Q: A vow: There are very few opportunities to make a vow before God in a religious ceremony. Do you think it might actually make a difference from other ‘legal’ promises?

Treena and I married in St. Mildred’s Anglican Church in Tenterden, Kent UK on September 22, 1955.

We stood side by side in this 9th Century Church and repeated our vows in the same honored fashion, nothing added –just the plain vows made before…God!

I wondered at the time if it made any difference –would we have a happier life together because we made promises to each other in front of God?

Neither of us were religious or had any relative who was, so it was only by casual observation that we had any idea how people of faith behaved…those we saw, in passing, seemed to be like anyone else; maybe quieter…more sober?

I had made some kind of pledge when joining the British army that had included Godandcountry in one elongated word but that was what was required of me, so I said it!

This was different and it felt different.
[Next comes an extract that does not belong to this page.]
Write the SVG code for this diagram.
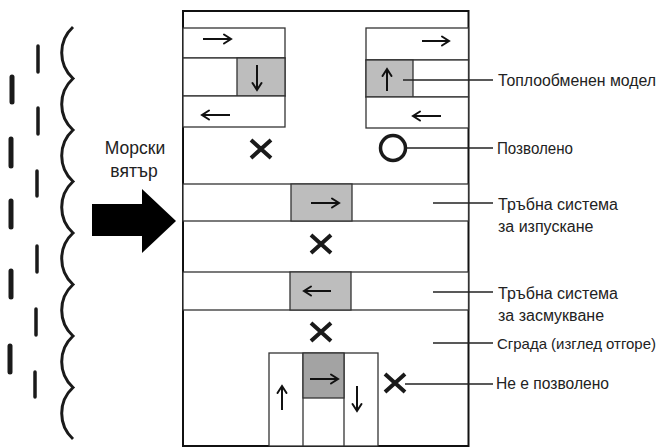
<svg xmlns="http://www.w3.org/2000/svg" width="660" height="448" viewBox="0 0 660 448">
<defs>
<marker id="ah" markerUnits="userSpaceOnUse" markerWidth="12" markerHeight="12" viewBox="0 0 12 12" refX="10" refY="6" orient="auto">
<path d="M3,1.5 L10,6 L3,10.5" fill="none" stroke="#111" stroke-width="2" stroke-linecap="round" stroke-linejoin="miter"/>
</marker>
</defs>
<style>
.bg{fill:#fff}
.wall{fill:none;stroke:#111;stroke-width:2}
.box{fill:#fff;stroke:#333;stroke-width:1.3}
.g1{fill:#bdbdbd;stroke:#333;stroke-width:1.3}
.g2{fill:#a3a3a3;stroke:#333;stroke-width:1.3}
.arr{fill:none;stroke:#111;stroke-width:2;marker-end:url(#ah)}
.x{stroke:#1a1a1a;stroke-width:4;stroke-linecap:butt}
.lead{stroke:#222;stroke-width:1.3}
.lbl{font-family:"Liberation Sans",Arial,sans-serif;font-size:16px;fill:#222}
.big{font-size:17.5px}
.sm{font-size:15px}
.wave{fill:none;stroke:#1a1a1a;stroke-width:3}
.d1{stroke:#1a1a1a;stroke-width:3.5;stroke-linecap:round}
.d2{stroke:#1a1a1a;stroke-width:5;stroke-linecap:round}
</style>
<rect class="bg" x="0" y="0" width="660" height="448"/>

<g id="sea">
<path class="wave" d="M73,27 A35,35 0 0,0 73,78.5 A35,35 0 0,0 73,130 A35,35 0 0,0 73,181.5 A35,35 0 0,0 73,233 A35,35 0 0,0 73,284.5 A35,35 0 0,0 73,336 A35,35 0 0,0 73,387.5 A35,35 0 0,0 73,439"/>
<line class="d1" x1="38" y1="46" x2="38" y2="72"/>
<line class="d1" x1="38" y1="108" x2="38" y2="134"/>
<line class="d1" x1="37" y1="171" x2="37" y2="196"/>
<line class="d1" x1="37" y1="246" x2="37" y2="272"/>
<line class="d1" x1="36" y1="309" x2="36" y2="335"/>
<line class="d1" x1="35" y1="372" x2="35" y2="397"/>
<line class="d2" x1="12" y1="77" x2="12" y2="102"/>
<line class="d2" x1="11" y1="139" x2="11" y2="166"/>
<line class="d2" x1="11" y1="201" x2="11" y2="227"/>
<line class="d2" x1="11" y1="271" x2="11" y2="297"/>
<line class="d2" x1="10" y1="346" x2="10" y2="372"/>
</g>

<g id="wind">
<text class="lbl big" x="135" y="154" text-anchor="middle">Морски</text>
<text class="lbl big" x="134" y="177" text-anchor="middle">вятър</text>
<polygon points="92,204 142,204 142,189 176,221 142,253 142,236 92,236" fill="#000"/>
</g>

<g id="building">
<rect class="wall" x="183" y="11" width="285.5" height="435"/>
</g>

<g id="hx-left">
<rect class="box" x="183" y="28" width="102" height="30"/>
<rect class="box" x="183" y="58" width="102" height="38"/>
<rect class="g1" x="237" y="58" width="48" height="38"/>
<rect class="box" x="183" y="96" width="102" height="31"/>
<line class="arr" x1="203" y1="39" x2="231" y2="39"/>
<line class="arr" x1="257" y1="65" x2="257" y2="90"/>
<line class="arr" x1="230" y1="115" x2="202" y2="115"/>
</g>

<g id="hx-right">
<rect class="box" x="366" y="28" width="102.5" height="32"/>
<rect class="box" x="366" y="60" width="102.5" height="37"/>
<rect class="g1" x="366" y="60" width="47" height="37"/>
<rect class="box" x="366" y="97" width="102.5" height="31"/>
<line class="arr" x1="422" y1="41" x2="449" y2="41"/>
<line class="arr" x1="387" y1="91" x2="387" y2="69"/>
<line class="arr" x1="441" y1="116" x2="413" y2="116"/>
</g>

<g id="exhaust">
<rect class="box" x="183" y="184" width="285.5" height="37"/>
<rect class="g1" x="291" y="184" width="61" height="37"/>
<line class="arr" x1="311" y1="203" x2="339" y2="203"/>
</g>

<g id="intake">
<rect class="box" x="183" y="272" width="285.5" height="38"/>
<rect class="g1" x="290" y="272" width="61" height="38"/>
<line class="arr" x1="331" y1="291" x2="304" y2="291"/>
</g>

<g id="hx-bottom">
<rect class="box" x="269" y="353" width="109" height="93"/>
<line class="box" x1="303" y1="353" x2="303" y2="446"/>
<line class="box" x1="344" y1="353" x2="344" y2="446"/>
<rect class="g2" x="303" y="353" width="41" height="45"/>
<line class="arr" x1="310" y1="379" x2="338" y2="379"/>
<line class="arr" x1="282" y1="410" x2="282" y2="386"/>
<line class="arr" x1="357" y1="386" x2="357" y2="411"/>
</g>

<g id="marks">
<path class="x" d="M251,140 L271,158 M271,140 L251,158"/>
<path class="x" d="M311,235 L331,253 M331,235 L311,253"/>
<path class="x" d="M311,323 L331,341 M331,323 L311,341"/>
<path class="x" d="M385,374 L405,392 M405,374 L385,392"/>
<circle cx="393" cy="148" r="12.5" fill="none" stroke="#1a1a1a" stroke-width="3.5"/>
</g>

<g id="connectors">
<line class="lead" x1="403" y1="80" x2="493" y2="80"/>
<line class="lead" x1="407" y1="148" x2="493" y2="148"/>
<line class="lead" x1="433" y1="203" x2="493" y2="203"/>
<line class="lead" x1="433" y1="292" x2="493" y2="292"/>
<line class="lead" x1="433" y1="343" x2="493" y2="343"/>
<line class="lead" x1="405" y1="384" x2="493" y2="384"/>
</g>

<g id="labels">
<text class="lbl" x="498" y="86" textLength="158" lengthAdjust="spacingAndGlyphs">Топлообменен модел</text>
<text class="lbl" x="497" y="154" textLength="76" lengthAdjust="spacingAndGlyphs">Позволено</text>
<text class="lbl" x="498" y="210" textLength="120" lengthAdjust="spacingAndGlyphs">Тръбна система</text>
<text class="lbl" x="498" y="232">за изпускане</text>
<text class="lbl" x="498" y="299" textLength="120" lengthAdjust="spacingAndGlyphs">Тръбна система</text>
<text class="lbl" x="498" y="321">за засмукване</text>
<text class="lbl sm" x="497" y="349" textLength="159" lengthAdjust="spacingAndGlyphs">Сграда (изглед отгоре)</text>
<text class="lbl" x="496" y="389" textLength="113" lengthAdjust="spacingAndGlyphs">Не е позволено</text>
</g>
</svg>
We had chosen a Church wedding and felt that saying words before God might be a good idea.

So…what about now?

Words spoken can come back to haunt us, the ones we often regret. In this case the words we spoke came back to bless us; we were so glad that we said them and that somehow we had recognized that God just might be listening.

Later, in 1994, we returned to St. Mildred’s and all alone in that small stone church, we repeated our vows –this time with our new faith adding full meaning to the same words.
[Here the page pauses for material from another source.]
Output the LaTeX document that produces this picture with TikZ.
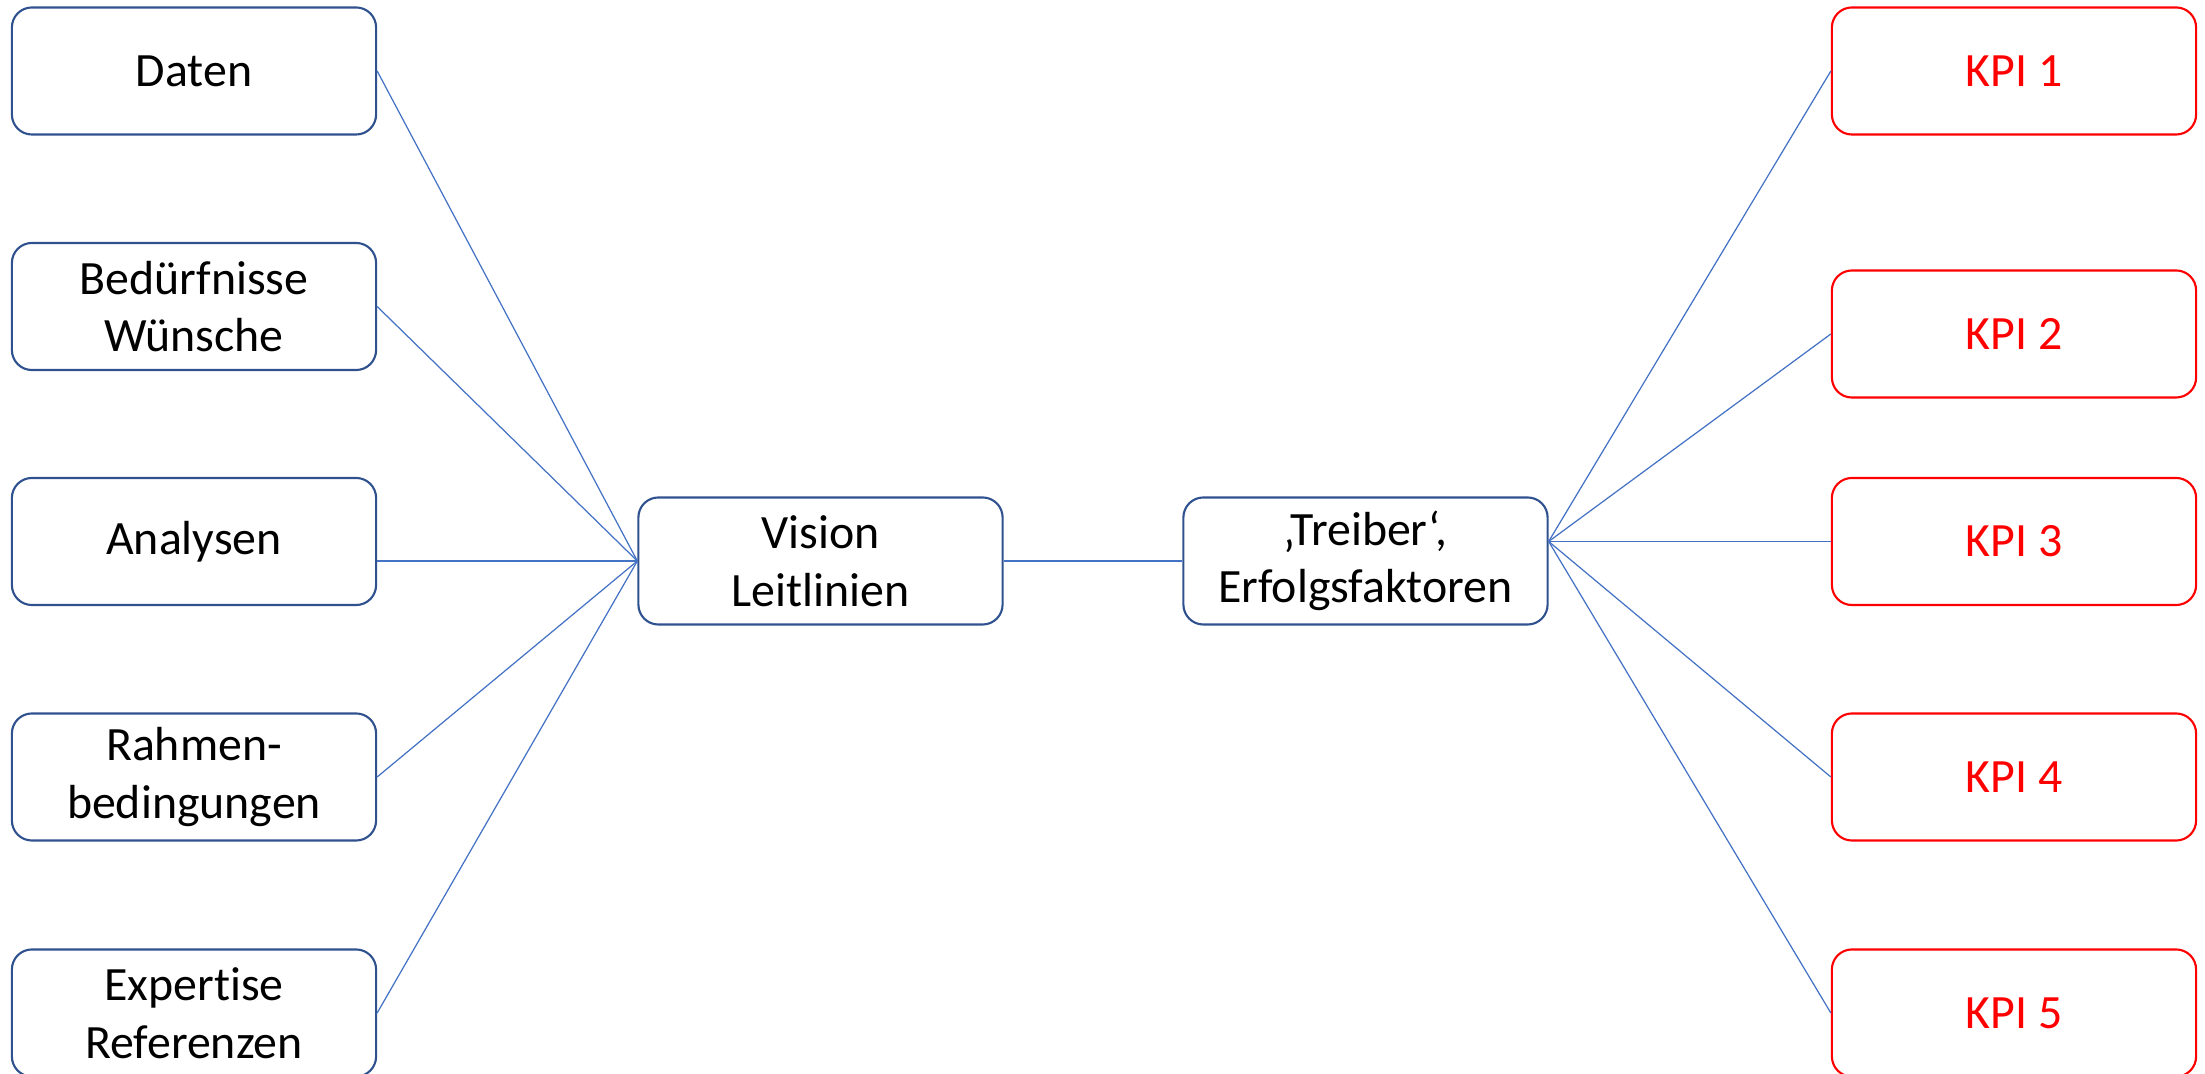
\documentclass[tikz,border=0pt]{standalone}
\usepackage{fontspec}
\setmainfont{Carlito}[Ligatures=NoCommon]
\definecolor{boxblue}{HTML}{2F528F}
\definecolor{lineblue}{HTML}{4472C4}
\definecolor{kpired}{HTML}{FF0000}
\begin{document}
\begin{tikzpicture}[x=0.01cm,y=-0.01cm,
  box/.style={draw=boxblue,line width=0.6pt,rounded corners=0.2cm,minimum width=3.64cm,minimum height=1.27cm,align=center,inner sep=0pt,font=\fontsize{13.6}{16.4}\selectfont},
  kpibox/.style={box,draw=kpired,text=kpired},
  conn/.style={draw=lineblue,line width=0.35pt}]
\useasboundingbox (0,0) rectangle (2205,1074);
\clip (0,0) rectangle (2205,1074);
\node[box] (daten) at (194,71) {Daten};
\node[box] (beduerf) at (194,306.5) {Bedürfnisse\\Wünsche};
\node[box] (analysen) at (194,541.5) {Analysen};
\node[box] (rahmen) at (194,777) {Rahmen-\\bedingungen};
\node[box] (expertise) at (194,1013) {Expertise\\Referenzen};
\node[box] (vision) at (820.5,561) {Vision\\Leitlinien};
\node[box] (treiber) at (1365.5,561) {‚Treiber‘,\\Erfolgsfaktoren};
\node[kpibox] (kpi1) at (2014,71) {KPI 1};
\node[kpibox] (kpi2) at (2014,334) {KPI 2};
\node[kpibox] (kpi3) at (2014,541.5) {KPI 3};
\node[kpibox] (kpi4) at (2014,777) {KPI 4};
\node[kpibox] (kpi5) at (2014,1013) {KPI 5};
\coordinate (tc) at (treiber.east |- kpi3.west);
\draw[conn] (daten.east) -- (vision.west);
\draw[conn] (beduerf.east) -- (vision.west);
\draw[conn] (analysen.east |- vision.west) -- (vision.west);
\draw[conn] (rahmen.east) -- (vision.west);
\draw[conn] (expertise.east) -- (vision.west);
\draw[conn] (vision.east) -- (treiber.west);
\draw[conn] (tc) -- (kpi1.west);
\draw[conn] (tc) -- (kpi2.west);
\draw[conn] (tc) -- (kpi3.west);
\draw[conn] (tc) -- (kpi4.west);
\draw[conn] (tc) -- (kpi5.west);
\end{tikzpicture}
\end{document}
Do I believe that vows made are different when God is included? Well yes, I do. There is something very, very serious, for example; when we are asking to lay our hand on the Bible and tell the whole truth and nothing but the truth, there are legal consequences if we tell a lie and maybe other less obvious results.

In the same way, when the President vows to protect and defend the constitution of the United States and uses the Bible to recognize that the vow is before God, then there are global consequences if he or she fails to do so.

I don’t see obedience to the keeping of a vow as a kind of self-protection from a dire consequence; I see it more as an outward declaration of the need to recognize God as our Supreme Authority who has our best outcome at heart.

I’m so very glad we said our vows and had almost sixty years in which to honor them…we were blessed.

P.S This week I read Treena’s poem a perfect friend

15 Comments

  1. Lynn Says: May 28, 2016 6:38 am

    I think today, many miss the intent of vows before God. They do not arrive with the dedication of mind, body and soul, and God knows it. One has to completely accept, “As God is my witness…”; otherwise, they are somewhat empty words that can be made any time, and “vows” are just a statement that friends and family hear at a big party. Not sure why God would bless such vows.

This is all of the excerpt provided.